Pats suspend Terry Glenn
The Associated Press
Thursday, August 16, 2001
SMITHFIELD, R.I. – New England Patriots wide receiver Terry Glenn, already suspended four games by the NFL, has been suspended by the team for the entire season, coach Bill Belichick said Wednesday.
Glenn has not shown up at training camp since Aug. 3, when he received word of his league suspension for violating the terms of its substance-abuse program.
Belichick said he was disappointed, but decided it was time to concentrate on the players in camp. He said the decision was solely because of Glenn’s extended absence and unrelated to other issues.
”This is about being in training camp and playing football,” Belichick said. ”I’ve extended myself and I think the coaching staff has extended itself pretty far.
”I’m going to spend my time and my energy with the players that are here.”
The team discussed options, including a trade, before suspending Glenn. Belichick said it was his decision, and he notified owner Robert Kraft, whom he said was ”supportive.”
The day Glenn left camp, the Patriots sent a standard letter to both his agent, James Gould, and Glenn warning that he risked suspension for the season if he did not return in five days.
Gould said he was trying to set up a meeting with the team when he was told Tuesday that Glenn had been suspended without pay and placed on the reserve-left squad list. He said Glenn had wanted to return to camp.

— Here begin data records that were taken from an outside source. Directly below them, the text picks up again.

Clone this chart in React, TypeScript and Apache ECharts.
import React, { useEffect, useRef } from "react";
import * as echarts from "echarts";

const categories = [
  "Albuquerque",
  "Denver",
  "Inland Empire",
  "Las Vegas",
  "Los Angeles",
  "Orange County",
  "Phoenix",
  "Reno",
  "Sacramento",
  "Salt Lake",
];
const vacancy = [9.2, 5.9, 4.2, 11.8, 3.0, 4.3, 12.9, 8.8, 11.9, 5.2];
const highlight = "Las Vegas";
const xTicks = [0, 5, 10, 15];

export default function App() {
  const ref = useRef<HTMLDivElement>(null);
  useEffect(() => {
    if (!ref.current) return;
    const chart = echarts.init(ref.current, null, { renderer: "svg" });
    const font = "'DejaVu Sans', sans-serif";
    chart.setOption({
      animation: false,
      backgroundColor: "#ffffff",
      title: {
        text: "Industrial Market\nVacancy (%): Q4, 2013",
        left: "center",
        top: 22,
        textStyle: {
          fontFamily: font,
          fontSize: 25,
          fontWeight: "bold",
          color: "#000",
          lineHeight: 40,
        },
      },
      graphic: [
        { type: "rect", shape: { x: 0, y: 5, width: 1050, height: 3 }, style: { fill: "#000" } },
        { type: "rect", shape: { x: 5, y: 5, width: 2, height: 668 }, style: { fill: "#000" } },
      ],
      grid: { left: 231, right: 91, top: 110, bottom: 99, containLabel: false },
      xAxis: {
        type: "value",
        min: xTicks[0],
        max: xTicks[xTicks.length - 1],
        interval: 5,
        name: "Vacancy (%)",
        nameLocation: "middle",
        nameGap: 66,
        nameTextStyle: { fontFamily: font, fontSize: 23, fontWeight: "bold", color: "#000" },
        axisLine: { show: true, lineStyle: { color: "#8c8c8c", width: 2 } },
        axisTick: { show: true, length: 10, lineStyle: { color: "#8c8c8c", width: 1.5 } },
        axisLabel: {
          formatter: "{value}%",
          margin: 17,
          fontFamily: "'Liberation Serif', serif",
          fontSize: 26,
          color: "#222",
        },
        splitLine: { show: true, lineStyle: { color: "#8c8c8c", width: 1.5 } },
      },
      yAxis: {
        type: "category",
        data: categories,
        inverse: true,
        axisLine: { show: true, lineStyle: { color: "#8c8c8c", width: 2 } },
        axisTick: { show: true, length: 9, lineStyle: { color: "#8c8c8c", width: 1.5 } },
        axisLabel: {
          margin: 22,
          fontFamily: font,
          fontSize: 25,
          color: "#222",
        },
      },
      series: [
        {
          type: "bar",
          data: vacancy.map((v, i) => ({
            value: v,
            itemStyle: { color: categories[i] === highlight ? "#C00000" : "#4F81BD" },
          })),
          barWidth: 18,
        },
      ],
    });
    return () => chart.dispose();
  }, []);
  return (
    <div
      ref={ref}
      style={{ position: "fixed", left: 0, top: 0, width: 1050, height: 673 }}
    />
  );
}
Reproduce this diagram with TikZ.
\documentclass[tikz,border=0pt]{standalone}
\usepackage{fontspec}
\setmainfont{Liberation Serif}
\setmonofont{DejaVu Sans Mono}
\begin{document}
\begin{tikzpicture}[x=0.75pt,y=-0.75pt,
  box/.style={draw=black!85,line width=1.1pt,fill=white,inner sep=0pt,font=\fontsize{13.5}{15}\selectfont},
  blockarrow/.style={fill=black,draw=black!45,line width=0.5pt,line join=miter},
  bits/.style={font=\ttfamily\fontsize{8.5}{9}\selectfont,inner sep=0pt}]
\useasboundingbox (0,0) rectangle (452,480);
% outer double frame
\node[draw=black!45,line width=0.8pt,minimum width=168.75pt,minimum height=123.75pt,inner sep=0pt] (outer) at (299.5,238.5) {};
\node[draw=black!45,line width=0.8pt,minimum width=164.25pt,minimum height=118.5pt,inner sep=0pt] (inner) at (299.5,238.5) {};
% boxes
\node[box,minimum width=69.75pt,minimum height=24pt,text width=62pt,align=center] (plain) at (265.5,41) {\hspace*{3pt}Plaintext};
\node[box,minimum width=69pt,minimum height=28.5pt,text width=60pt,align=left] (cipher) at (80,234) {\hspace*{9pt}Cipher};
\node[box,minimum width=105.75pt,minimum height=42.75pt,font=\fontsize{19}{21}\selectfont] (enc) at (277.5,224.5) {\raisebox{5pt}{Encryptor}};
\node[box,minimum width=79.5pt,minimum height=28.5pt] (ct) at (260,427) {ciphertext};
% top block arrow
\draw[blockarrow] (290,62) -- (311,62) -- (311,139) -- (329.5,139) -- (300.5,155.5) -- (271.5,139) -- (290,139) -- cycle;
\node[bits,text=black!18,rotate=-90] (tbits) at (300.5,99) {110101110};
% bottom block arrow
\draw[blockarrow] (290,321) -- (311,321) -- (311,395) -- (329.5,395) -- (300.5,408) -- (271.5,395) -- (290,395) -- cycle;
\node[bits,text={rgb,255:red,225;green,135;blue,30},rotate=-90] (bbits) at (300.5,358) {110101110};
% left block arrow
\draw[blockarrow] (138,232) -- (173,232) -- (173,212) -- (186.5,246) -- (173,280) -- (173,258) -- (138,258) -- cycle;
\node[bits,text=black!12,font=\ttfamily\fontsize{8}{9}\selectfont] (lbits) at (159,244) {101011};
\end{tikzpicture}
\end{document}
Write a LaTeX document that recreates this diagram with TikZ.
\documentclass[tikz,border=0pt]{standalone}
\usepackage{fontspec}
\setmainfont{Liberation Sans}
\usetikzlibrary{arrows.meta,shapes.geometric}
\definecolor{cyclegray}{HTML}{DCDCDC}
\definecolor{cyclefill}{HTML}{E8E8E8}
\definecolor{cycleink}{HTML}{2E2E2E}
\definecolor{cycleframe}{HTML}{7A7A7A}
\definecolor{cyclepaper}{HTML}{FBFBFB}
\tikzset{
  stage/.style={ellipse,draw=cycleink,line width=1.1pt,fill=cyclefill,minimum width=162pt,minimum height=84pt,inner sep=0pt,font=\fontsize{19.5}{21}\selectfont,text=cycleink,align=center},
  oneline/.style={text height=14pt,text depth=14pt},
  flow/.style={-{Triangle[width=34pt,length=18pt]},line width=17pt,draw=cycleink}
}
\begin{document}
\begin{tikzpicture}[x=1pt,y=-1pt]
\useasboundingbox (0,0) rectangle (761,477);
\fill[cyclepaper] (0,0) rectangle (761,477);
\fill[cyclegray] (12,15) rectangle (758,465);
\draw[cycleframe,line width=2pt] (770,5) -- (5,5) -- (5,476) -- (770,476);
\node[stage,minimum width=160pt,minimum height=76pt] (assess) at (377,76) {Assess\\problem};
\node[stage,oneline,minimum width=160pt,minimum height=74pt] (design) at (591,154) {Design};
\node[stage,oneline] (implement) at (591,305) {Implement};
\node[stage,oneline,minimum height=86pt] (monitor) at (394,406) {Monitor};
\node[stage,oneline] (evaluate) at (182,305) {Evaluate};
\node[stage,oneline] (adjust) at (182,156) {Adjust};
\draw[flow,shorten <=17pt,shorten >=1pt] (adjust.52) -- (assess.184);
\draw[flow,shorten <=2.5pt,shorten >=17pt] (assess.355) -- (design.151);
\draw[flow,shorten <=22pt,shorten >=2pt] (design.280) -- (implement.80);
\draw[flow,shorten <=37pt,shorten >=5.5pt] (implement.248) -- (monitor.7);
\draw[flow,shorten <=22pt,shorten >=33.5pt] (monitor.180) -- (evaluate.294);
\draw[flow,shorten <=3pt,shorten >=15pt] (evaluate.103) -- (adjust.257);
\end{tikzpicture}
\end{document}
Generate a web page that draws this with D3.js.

Gould said the team also is taking away Glenn’s $11.5 million signing bonus.
”I was just asking for a meeting because we were on our way back,” Gould said. ”It proves they never wanted him there.”
Belichick said that was not the case.
”I fully expect for Terry to be with the New England Patriots in the future,” the coach said.
The NFL suspended Glenn for the first four games of the regular season for violating terms of its substance-abuse program, which Glenn entered in January 2000. Glenn said he tested positive for marijuana.
Glenn claimed his most recent violation was missing a drug test, even though he’d alerted the program’s administrators he would be out of town. He later took the test and tested negative, Glenn said.
Gould said Glenn left training camp because he hadn’t been paid since June 15.
”They owe him money and that’s why he’s not there,” he said. ”He was at training camp without receiving one penny, yet they felt they had the right to compel him to be there.”
Glenn signed a six-year, $50 million contract extension last year that included an $11.5 million signing bonus. In June, the Patriots withheld a $1 million payment on the bonus until he worked out personal problems.
In May, he was charged with assault and battery at his home. The alleged victim, the mother of his 5-year-old son, has since recanted the charges, but Norfolk County prosecutors are still pursuing the case.
By league rules, if a player is put on the reserve-left list, he cannot be activated for the season, and cannot be released or traded.
”I asked them if I could broker a trade or just release him, and they said they weren’t interested,” Gould said. ”The Patriots might tell you this is tough love, but you might as well take the ‘love’ out of it.”
Glenn, 27, is fourth among all-time Patriots receivers in number of catches, averaging 14.2 yards in his 315 receptions. He’s also scored 21 touchdowns.
He started all 16 games last season and led the team with 963 yards receiving and six touchdowns while catching 79 passes.